Your task is to copy every record exactly.

(Plotting code records)
··········
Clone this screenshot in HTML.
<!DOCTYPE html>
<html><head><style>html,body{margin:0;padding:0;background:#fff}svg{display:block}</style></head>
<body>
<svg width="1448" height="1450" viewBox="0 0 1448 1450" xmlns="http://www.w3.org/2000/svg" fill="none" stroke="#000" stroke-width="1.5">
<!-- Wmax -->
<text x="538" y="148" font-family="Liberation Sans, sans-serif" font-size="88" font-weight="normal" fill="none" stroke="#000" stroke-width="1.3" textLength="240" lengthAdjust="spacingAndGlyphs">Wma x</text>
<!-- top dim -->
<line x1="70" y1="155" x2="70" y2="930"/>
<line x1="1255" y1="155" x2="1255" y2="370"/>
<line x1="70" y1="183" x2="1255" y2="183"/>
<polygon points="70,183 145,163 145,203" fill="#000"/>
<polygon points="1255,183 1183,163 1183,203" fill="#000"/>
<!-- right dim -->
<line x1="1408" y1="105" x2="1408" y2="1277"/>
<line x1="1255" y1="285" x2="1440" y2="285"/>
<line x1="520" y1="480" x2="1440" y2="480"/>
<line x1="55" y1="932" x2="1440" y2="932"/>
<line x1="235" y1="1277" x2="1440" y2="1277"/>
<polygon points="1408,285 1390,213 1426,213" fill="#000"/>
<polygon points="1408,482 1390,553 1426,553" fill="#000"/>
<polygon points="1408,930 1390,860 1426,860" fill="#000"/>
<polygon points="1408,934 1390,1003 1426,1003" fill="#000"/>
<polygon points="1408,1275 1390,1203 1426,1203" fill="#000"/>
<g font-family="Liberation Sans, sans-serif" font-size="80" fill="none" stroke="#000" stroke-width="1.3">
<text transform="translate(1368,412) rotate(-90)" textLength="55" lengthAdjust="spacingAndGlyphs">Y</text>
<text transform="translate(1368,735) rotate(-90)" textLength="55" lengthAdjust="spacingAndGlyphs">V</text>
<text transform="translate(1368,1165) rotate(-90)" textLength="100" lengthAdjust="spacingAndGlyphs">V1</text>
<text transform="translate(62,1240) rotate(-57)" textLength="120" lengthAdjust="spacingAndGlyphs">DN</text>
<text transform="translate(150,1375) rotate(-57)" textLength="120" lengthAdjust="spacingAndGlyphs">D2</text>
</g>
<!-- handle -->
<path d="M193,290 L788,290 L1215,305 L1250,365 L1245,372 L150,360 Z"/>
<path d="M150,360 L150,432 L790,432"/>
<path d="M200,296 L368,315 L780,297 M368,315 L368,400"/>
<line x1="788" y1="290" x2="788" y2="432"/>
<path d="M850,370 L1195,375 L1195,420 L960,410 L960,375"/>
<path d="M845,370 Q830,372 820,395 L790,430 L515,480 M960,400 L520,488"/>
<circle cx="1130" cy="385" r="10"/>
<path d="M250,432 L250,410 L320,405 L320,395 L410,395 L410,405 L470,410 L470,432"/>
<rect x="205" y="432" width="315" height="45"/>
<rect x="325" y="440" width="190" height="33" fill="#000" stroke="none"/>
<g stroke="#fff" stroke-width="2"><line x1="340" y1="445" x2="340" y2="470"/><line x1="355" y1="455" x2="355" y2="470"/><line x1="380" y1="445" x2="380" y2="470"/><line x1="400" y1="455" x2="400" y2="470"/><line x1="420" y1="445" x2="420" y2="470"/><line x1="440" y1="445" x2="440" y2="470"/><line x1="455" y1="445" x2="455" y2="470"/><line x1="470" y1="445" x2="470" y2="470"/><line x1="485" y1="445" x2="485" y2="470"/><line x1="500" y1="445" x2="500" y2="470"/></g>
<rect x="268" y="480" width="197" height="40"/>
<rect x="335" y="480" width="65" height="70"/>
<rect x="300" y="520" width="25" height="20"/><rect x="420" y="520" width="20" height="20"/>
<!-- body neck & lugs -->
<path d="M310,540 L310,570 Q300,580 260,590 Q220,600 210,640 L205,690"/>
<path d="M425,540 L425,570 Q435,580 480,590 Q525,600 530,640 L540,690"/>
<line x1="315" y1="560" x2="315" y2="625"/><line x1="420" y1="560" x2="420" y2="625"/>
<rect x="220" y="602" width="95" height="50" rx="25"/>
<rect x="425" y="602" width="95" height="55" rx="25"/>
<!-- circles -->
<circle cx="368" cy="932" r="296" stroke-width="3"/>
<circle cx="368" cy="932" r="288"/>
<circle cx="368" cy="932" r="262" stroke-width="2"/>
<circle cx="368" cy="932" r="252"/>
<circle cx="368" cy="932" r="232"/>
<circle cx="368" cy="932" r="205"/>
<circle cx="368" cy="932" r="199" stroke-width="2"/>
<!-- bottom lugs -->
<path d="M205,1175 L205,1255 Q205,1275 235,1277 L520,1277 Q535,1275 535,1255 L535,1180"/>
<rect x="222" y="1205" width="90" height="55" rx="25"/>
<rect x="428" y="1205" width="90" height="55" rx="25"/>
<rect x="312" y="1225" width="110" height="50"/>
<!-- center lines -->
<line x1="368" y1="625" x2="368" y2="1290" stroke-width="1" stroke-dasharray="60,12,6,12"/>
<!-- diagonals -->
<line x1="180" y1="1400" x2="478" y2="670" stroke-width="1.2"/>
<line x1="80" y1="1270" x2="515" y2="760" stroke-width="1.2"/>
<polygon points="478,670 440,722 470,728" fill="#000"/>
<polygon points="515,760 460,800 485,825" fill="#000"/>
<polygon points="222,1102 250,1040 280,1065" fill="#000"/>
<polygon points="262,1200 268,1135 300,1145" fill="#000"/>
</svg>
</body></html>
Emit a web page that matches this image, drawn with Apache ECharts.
··········
● **Result of the task**:
Clone this screenshot in HTML.
<!DOCTYPE html>
<html><head><style>html,body{margin:0;padding:0;background:#fff}svg{display:block}</style></head>
<body>
<svg width="1448" height="1450" viewBox="0 0 1448 1450" xmlns="http://www.w3.org/2000/svg" fill="none" stroke="#000" stroke-width="1.5">
<!-- Wmax -->
<text x="538" y="148" font-family="Liberation Sans, sans-serif" font-size="88" font-weight="normal" fill="none" stroke="#000" stroke-width="1.3" textLength="240" lengthAdjust="spacingAndGlyphs">Wma x</text>
<!-- top dim -->
<line x1="70" y1="155" x2="70" y2="930"/>
<line x1="1255" y1="155" x2="1255" y2="370"/>
<line x1="70" y1="183" x2="1255" y2="183"/>
<polygon points="70,183 145,163 145,203" fill="#000"/>
<polygon points="1255,183 1183,163 1183,203" fill="#000"/>
<!-- right dim -->
<line x1="1408" y1="105" x2="1408" y2="1277"/>
<line x1="1255" y1="285" x2="1440" y2="285"/>
<line x1="520" y1="480" x2="1440" y2="480"/>
<line x1="55" y1="932" x2="1440" y2="932"/>
<line x1="235" y1="1277" x2="1440" y2="1277"/>
<polygon points="1408,285 1390,213 1426,213" fill="#000"/>
<polygon points="1408,482 1390,553 1426,553" fill="#000"/>
<polygon points="1408,930 1390,860 1426,860" fill="#000"/>
<polygon points="1408,934 1390,1003 1426,1003" fill="#000"/>
<polygon points="1408,1275 1390,1203 1426,1203" fill="#000"/>
<g font-family="Liberation Sans, sans-serif" font-size="80" fill="none" stroke="#000" stroke-width="1.3">
<text transform="translate(1368,412) rotate(-90)" textLength="55" lengthAdjust="spacingAndGlyphs">Y</text>
<text transform="translate(1368,735) rotate(-90)" textLength="55" lengthAdjust="spacingAndGlyphs">V</text>
<text transform="translate(1368,1165) rotate(-90)" textLength="100" lengthAdjust="spacingAndGlyphs">V1</text>
<text transform="translate(62,1240) rotate(-57)" textLength="120" lengthAdjust="spacingAndGlyphs">DN</text>
<text transform="translate(150,1375) rotate(-57)" textLength="120" lengthAdjust="spacingAndGlyphs">D2</text>
</g>
<!-- handle -->
<path d="M193,290 L788,290 L1215,305 L1250,365 L1245,372 L150,360 Z"/>
<path d="M150,360 L150,432 L790,432"/>
<path d="M200,296 L368,315 L780,297 M368,315 L368,400"/>
<line x1="788" y1="290" x2="788" y2="432"/>
<path d="M850,370 L1195,375 L1195,420 L960,410 L960,375"/>
<path d="M845,370 Q830,372 820,395 L790,430 L515,480 M960,400 L520,488"/>
<circle cx="1130" cy="385" r="10"/>
<path d="M250,432 L250,410 L320,405 L320,395 L410,395 L410,405 L470,410 L470,432"/>
<rect x="205" y="432" width="315" height="45"/>
<rect x="325" y="440" width="190" height="33" fill="#000" stroke="none"/>
<g stroke="#fff" stroke-width="2"><line x1="340" y1="445" x2="340" y2="470"/><line x1="355" y1="455" x2="355" y2="470"/><line x1="380" y1="445" x2="380" y2="470"/><line x1="400" y1="455" x2="400" y2="470"/><line x1="420" y1="445" x2="420" y2="470"/><line x1="440" y1="445" x2="440" y2="470"/><line x1="455" y1="445" x2="455" y2="470"/><line x1="470" y1="445" x2="470" y2="470"/><line x1="485" y1="445" x2="485" y2="470"/><line x1="500" y1="445" x2="500" y2="470"/></g>
<rect x="268" y="480" width="197" height="40"/>
<rect x="335" y="480" width="65" height="70"/>
<rect x="300" y="520" width="25" height="20"/><rect x="420" y="520" width="20" height="20"/>
<!-- body neck & lugs -->
<path d="M310,540 L310,570 Q300,580 260,590 Q220,600 210,640 L205,690"/>
<path d="M425,540 L425,570 Q435,580 480,590 Q525,600 530,640 L540,690"/>
<line x1="315" y1="560" x2="315" y2="625"/><line x1="420" y1="560" x2="420" y2="625"/>
<rect x="220" y="602" width="95" height="50" rx="25"/>
<rect x="425" y="602" width="95" height="55" rx="25"/>
<!-- circles -->
<circle cx="368" cy="932" r="296" stroke-width="3"/>
<circle cx="368" cy="932" r="288"/>
<circle cx="368" cy="932" r="262" stroke-width="2"/>
<circle cx="368" cy="932" r="252"/>
<circle cx="368" cy="932" r="232"/>
<circle cx="368" cy="932" r="205"/>
<circle cx="368" cy="932" r="199" stroke-width="2"/>
<!-- bottom lugs -->
<path d="M205,1175 L205,1255 Q205,1275 235,1277 L520,1277 Q535,1275 535,1255 L535,1180"/>
<rect x="222" y="1205" width="90" height="55" rx="25"/>
<rect x="428" y="1205" width="90" height="55" rx="25"/>
<rect x="312" y="1225" width="110" height="50"/>
<!-- center lines -->
<line x1="368" y1="625" x2="368" y2="1290" stroke-width="1" stroke-dasharray="60,12,6,12"/>
<!-- diagonals -->
<line x1="180" y1="1400" x2="478" y2="670" stroke-width="1.2"/>
<line x1="80" y1="1270" x2="515" y2="760" stroke-width="1.2"/>
<polygon points="478,670 440,722 470,728" fill="#000"/>
<polygon points="515,760 460,800 485,825" fill="#000"/>
<polygon points="222,1102 250,1040 280,1065" fill="#000"/>
<polygon points="262,1200 268,1135 300,1145" fill="#000"/>
</svg>
</body></html>
Emit a web page that matches this image, drawn with Apache ECharts.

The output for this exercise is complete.